L'histoire :
Dans une ville futuriste des Etats-Unis, en 2060. Au terme d’une guerre civile, l’Amérique est divisée en entités autonomes. Dans la petite communauté proprette de Boney Borough, débarque un spécialiste reconnu des substances psychotropes, le professeur de botanique Paulie Panther. La raison de son arrivée : il est à la recherche d’une plante rare, aux effets encore inconnus. Personnage au profil étrange, défoncé en permanence, un peu dingue aussi, Paulie vient perturber le fragile équilibre de la ville. Il fait alors plusieurs rencontres marquantes. D’abord celle de Jem Jewel, trentenaire sexy, professeur de sciences au lycée et fantasme de tous les jeunes étudiants. Puis celle de Pearl Peach, la petite lycéenne mignonnette à la chevelure parfaite, très rebelle et semble-t-il plus mature que la moyenne. Celle-ci décide de quitter son petit ami, Billy-bob Borg. Entre expérimentations psychédéliques, consommation de plantes hallucinogènes et songes sous acides, ces personnages vont développer un quatuor amoureux, aussi dangereux que loufoque. Perdus dans les limbes de la conscience, Paulie Panther et les autres vont découvrir un monde alternatif jamais dépourvu de sentiments…

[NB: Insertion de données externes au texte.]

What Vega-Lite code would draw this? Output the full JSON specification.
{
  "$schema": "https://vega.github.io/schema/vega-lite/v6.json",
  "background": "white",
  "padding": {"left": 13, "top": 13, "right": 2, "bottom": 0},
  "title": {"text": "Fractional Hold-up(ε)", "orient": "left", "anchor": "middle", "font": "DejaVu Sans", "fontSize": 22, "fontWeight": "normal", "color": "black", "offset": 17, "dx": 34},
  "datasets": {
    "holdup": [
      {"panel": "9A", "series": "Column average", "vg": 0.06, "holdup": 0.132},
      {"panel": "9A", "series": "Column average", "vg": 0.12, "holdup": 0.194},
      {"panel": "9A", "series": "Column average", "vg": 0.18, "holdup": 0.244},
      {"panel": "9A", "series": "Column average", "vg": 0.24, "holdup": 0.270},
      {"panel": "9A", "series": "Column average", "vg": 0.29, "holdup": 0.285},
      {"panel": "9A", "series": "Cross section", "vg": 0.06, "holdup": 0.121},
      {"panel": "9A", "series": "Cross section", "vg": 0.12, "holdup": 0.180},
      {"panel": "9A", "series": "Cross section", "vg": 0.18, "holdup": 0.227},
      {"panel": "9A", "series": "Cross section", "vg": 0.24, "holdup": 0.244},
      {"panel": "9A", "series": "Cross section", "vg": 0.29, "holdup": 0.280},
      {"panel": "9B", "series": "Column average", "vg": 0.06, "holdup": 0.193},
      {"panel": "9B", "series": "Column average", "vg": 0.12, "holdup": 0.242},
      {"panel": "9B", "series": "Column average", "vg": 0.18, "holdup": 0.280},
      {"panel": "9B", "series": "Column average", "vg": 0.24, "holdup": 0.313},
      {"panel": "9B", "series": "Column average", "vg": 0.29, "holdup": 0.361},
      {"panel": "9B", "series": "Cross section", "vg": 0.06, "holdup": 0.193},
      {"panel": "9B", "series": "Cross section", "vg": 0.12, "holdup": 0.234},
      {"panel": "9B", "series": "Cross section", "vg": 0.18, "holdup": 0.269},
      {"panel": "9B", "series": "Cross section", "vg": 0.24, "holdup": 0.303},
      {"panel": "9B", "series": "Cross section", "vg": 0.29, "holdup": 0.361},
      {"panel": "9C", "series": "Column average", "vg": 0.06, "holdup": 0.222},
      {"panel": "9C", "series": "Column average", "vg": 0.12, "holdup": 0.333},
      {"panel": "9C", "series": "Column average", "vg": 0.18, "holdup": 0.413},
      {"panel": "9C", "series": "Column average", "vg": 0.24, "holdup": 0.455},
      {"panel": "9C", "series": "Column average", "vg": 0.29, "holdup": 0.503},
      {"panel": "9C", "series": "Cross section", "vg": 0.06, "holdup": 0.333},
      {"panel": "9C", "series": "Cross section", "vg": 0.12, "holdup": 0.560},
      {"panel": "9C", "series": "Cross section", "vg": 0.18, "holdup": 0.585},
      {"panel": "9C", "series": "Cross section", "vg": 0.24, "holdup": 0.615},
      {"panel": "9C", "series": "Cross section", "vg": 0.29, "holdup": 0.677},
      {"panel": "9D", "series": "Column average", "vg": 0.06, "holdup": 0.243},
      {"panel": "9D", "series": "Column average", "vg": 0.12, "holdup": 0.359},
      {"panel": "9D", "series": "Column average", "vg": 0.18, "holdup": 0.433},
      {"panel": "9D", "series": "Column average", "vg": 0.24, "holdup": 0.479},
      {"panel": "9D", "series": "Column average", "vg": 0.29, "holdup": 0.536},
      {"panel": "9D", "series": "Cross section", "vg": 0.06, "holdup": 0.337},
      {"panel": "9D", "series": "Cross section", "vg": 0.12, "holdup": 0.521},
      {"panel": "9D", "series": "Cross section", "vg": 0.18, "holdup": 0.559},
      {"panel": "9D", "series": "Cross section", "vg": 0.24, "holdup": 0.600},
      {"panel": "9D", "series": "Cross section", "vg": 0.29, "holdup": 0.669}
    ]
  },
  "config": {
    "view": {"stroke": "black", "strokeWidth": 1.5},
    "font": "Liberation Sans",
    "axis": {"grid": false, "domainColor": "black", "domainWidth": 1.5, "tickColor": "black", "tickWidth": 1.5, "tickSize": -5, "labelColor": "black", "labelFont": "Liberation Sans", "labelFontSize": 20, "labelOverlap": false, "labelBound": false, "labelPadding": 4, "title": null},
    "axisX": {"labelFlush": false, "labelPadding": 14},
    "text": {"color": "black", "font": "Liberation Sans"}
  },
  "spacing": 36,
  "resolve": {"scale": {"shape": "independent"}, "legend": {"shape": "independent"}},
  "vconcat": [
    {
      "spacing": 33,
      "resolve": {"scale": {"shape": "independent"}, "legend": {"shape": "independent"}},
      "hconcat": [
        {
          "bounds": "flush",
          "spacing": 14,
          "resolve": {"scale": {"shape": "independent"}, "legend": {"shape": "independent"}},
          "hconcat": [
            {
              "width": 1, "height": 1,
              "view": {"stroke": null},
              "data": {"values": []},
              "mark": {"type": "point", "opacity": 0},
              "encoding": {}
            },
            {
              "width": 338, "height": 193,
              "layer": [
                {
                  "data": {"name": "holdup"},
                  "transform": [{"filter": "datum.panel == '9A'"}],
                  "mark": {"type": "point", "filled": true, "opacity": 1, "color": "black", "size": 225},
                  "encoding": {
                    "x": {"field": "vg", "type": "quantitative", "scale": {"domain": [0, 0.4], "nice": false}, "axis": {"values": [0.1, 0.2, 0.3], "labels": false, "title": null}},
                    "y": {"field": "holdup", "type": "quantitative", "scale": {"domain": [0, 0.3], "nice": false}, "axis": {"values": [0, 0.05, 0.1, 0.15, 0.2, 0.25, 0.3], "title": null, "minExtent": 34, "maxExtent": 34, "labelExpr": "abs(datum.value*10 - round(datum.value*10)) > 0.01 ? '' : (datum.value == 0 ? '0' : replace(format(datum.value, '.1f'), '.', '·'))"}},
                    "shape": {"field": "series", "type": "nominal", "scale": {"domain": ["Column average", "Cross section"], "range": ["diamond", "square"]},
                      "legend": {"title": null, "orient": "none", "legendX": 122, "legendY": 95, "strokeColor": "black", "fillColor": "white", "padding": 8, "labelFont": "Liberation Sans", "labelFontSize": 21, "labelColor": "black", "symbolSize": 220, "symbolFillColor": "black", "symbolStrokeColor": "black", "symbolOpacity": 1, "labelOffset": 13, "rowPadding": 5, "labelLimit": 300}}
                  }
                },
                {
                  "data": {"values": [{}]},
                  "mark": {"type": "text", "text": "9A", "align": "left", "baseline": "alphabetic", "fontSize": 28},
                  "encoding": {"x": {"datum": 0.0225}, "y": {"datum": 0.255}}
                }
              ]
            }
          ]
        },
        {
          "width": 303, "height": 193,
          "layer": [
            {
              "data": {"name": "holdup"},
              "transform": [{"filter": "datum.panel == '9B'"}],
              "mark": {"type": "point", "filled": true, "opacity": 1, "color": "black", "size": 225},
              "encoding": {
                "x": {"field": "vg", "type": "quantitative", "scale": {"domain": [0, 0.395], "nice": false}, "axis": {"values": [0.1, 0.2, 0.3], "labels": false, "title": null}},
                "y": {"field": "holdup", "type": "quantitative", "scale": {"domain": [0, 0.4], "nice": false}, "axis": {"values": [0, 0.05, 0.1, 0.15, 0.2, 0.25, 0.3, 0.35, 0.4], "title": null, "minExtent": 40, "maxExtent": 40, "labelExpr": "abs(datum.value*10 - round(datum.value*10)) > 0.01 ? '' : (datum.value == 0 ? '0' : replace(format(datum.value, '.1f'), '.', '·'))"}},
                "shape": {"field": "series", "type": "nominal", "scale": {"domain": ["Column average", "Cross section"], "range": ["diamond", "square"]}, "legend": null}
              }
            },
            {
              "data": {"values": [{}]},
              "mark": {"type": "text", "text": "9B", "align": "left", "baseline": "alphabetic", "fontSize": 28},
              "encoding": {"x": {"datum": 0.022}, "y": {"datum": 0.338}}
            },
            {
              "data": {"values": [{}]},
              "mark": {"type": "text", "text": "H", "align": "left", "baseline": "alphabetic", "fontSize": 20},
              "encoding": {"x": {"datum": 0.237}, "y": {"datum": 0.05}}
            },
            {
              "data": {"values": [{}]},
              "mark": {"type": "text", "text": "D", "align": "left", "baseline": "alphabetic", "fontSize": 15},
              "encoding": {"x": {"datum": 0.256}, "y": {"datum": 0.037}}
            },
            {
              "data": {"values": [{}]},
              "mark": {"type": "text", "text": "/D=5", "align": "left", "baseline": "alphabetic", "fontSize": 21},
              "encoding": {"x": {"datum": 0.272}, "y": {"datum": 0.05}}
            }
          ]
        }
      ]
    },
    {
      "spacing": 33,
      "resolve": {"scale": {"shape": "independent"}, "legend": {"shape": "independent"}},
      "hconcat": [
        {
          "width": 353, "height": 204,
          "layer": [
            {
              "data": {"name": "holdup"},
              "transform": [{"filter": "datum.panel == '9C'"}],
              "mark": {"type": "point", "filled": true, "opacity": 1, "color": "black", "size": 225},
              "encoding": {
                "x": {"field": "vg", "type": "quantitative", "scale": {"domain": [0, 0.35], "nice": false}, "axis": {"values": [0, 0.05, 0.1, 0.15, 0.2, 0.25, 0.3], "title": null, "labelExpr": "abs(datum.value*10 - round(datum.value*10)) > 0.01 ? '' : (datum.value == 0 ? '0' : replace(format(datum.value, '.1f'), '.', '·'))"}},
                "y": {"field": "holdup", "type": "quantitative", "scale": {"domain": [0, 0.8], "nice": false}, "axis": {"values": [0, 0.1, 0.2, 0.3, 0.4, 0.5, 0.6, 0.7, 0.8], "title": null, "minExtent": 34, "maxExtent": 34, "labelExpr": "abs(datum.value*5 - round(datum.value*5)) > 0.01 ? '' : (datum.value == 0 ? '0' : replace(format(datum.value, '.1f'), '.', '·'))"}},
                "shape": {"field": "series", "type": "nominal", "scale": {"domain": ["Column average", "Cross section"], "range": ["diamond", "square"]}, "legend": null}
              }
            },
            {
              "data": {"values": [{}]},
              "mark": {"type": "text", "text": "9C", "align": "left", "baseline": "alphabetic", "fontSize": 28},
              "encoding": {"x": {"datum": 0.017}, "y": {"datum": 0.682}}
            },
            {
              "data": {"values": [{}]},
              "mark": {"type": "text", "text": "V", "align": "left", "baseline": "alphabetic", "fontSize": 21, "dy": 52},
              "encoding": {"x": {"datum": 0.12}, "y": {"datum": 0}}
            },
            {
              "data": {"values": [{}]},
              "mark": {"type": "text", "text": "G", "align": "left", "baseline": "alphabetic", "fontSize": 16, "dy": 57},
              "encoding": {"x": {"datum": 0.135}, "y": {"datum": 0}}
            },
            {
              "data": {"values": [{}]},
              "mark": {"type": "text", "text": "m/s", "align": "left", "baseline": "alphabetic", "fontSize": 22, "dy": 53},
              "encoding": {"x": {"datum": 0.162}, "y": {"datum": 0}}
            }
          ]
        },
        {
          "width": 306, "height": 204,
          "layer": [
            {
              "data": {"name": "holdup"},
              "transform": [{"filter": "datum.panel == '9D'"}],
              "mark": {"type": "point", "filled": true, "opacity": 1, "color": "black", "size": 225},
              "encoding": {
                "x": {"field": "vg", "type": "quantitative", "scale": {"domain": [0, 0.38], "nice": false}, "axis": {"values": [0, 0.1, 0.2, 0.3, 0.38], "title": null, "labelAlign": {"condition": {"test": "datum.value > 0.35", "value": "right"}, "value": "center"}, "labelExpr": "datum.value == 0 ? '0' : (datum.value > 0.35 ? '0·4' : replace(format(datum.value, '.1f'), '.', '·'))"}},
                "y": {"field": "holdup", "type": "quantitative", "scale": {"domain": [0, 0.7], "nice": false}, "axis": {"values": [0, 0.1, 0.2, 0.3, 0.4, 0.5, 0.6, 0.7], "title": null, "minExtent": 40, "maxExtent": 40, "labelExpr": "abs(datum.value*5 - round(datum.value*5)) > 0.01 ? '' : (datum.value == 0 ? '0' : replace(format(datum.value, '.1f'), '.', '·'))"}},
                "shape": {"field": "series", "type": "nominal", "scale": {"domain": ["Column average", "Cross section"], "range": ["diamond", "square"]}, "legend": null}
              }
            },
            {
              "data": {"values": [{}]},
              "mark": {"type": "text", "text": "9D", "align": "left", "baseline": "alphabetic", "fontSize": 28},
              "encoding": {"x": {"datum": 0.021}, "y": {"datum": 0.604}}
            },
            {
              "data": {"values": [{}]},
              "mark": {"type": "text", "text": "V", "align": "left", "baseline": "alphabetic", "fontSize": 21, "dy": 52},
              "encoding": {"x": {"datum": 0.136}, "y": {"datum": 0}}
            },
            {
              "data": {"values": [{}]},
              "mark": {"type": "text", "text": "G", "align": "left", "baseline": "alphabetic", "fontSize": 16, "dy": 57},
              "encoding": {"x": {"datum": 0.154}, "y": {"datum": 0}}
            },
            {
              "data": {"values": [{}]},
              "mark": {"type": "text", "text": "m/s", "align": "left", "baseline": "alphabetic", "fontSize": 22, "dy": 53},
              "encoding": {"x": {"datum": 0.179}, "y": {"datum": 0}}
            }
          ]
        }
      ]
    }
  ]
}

Ce qu'on en pense sur la planète BD :
Dash Shaw, figure montante de la scène indé US, s’est récemment fait remarqué pour son Bottomless Belly Button. Autant dire que son nouveau projet, à la croisée des chemins entre songe psychédélique et chronique sociale torturée, publié en feuilleton sur le net, avait de quoi éveiller notre curiosité. Dash Shaw affiche ici un réel talent graphique : ambiance psychédélique, flashy et déjantée réalisée à l’ordinateur ou conscience sous acide brossée à la peinture. L’objectif était de rendre palpable des univers sensoriels par la représentation de trips hallucinogènes. Pari formel difficile et pourtant réussi, ici. Le problème, c’est que l’on s’ennuie souvent à la lecture de Bodyworld, tant les dialogues sont anecdotiques et les séquences parfois illisibles ou incompréhensibles. La parenté formelle avec le travail de Chris Ware et son chef d’œuvre Jimmy Corrigan est (trop) évidente : format à l’italienne, deux plans de ville accompagnés d’une fiche personnage, conseils de lecture, explications, pictogrammes… C’est à la fois gênant et respectable. Gênant, car ce mimétisme formel peut révéler l’incapacité d’un auteur à être créatif. Respectable aussi, parce qu’il s’inscrit dans la veine du graphic novel moderne dont l'ambition est la recherche formelle. Dans Bodyworld, on n’atteint pourtant jamais la virtuosité narrative, ni même la force expressionniste d’un livre comme Jimmy Corrigan. Ce qui relève du génie chez Chris Ware devient un tic formel chez Dash Shaw : flèches, codes, indications à répétition (« se frotte », « se gratte », « chaud », « froid »…) alourdissent l’ensemble. A force d’insister par peur d’être incompris, Dash Shaw finit par agacer. Sans être inintéressante, loin de là, la copie reste pourtant bien en deçà du modèle. Un plaisir en demi-teinte au final. Très bel objet d’édition, d’accès difficile, Bodyworld reste plutôt une réussite sur le plan graphique, à défaut d’être totalement convaincant sur le fond. Un livre qui méritera plusieurs lectures. Les fans de Chris Ware seront sans doute déçus, les autres apprécieront à coup sûr.